Have you ever been deterred or prevented from using a site or property for your business as a result of a land agreement? If so, what did it say and what was the nature of the land agreement?

Question 2

What features did you require for the site, for example access to foot traffic?

Question 3

What impact did this have on your business, for example, did you find another suitable site?

Question 4

Is there a sector you consider is more likely to be impacted by difficulty accessing a suitable site?
What features of the sector makes you think this and how is this problematic?

Land agreeements may prevent competitors attracting customers, or restrict customer choice.

The Commission also identified a type of land agreement that it called ‘land development covenants’. These were covenants on land zoned for residential buildings, which contained clauses or terms giving a building supplies merchant preferential rights to provide key building supplies for any housing to be constructed on the land (for example, a promise that the owner of occupier of the land would use one business to source their building supplies, or to give that business the option to provide the first and last quote). 

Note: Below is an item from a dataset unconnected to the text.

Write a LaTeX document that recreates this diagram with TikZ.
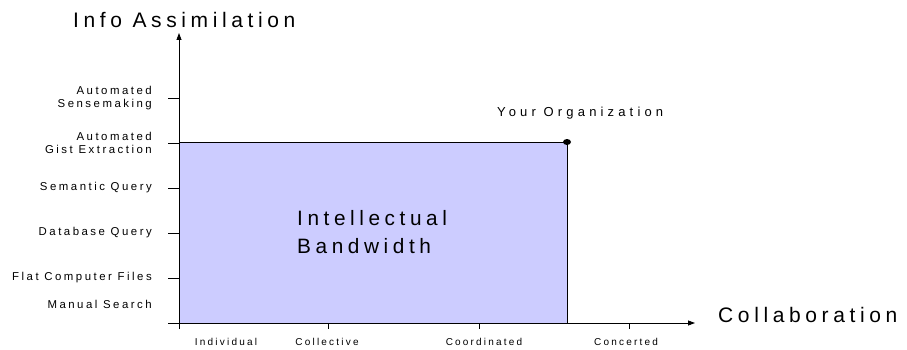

These types of covenants and agreements could make it difficult for other businesses to attract customers. If a customer has to give a particular business the opportunity to give them a first and last quote on something, this could have several effects:

  • There is less incentive on that business to initially quote a competitive price.
  • A customer may only get one quote, meaning they might not get the best price, and other businesses are denied the opportunity to compete.
  • A customer may get several quotes, but the business with the option of providing the last quote has the opportunity to offer a better price at the end (as it is provided visibility of quotes provided by other merchants).
  • There will be a smaller contestable market, potentially making it less attractive for new businesses.

While the Commission did not identify the use of these covenants to be widespread in the residential building supplies sector, it did note that covenants intended to influence customers’ choice of which merchant (or other retailer) they purchase from were of particular concern.

We consider there is potential for a similar type of agreement to be in place in other sectors – agreements that require all tenants of a particular retail development to use the same company for cleaning services, for example.

Land agreeements may also put other restrictions in place.

We do not have evidence of these types of land agreements being used in a way that restricts competition, but we would like to hear from business where their ability to operate and compete effectively has been impacted by:

  • reverse sensitivity covenants (sometimes called a no-complaints covenant), which prevent future owner or occupiers objecting to certain activities or effects (often noises or smells)
  • obligations in a lease that require one party (either the tenant or landlord) to object to future developments.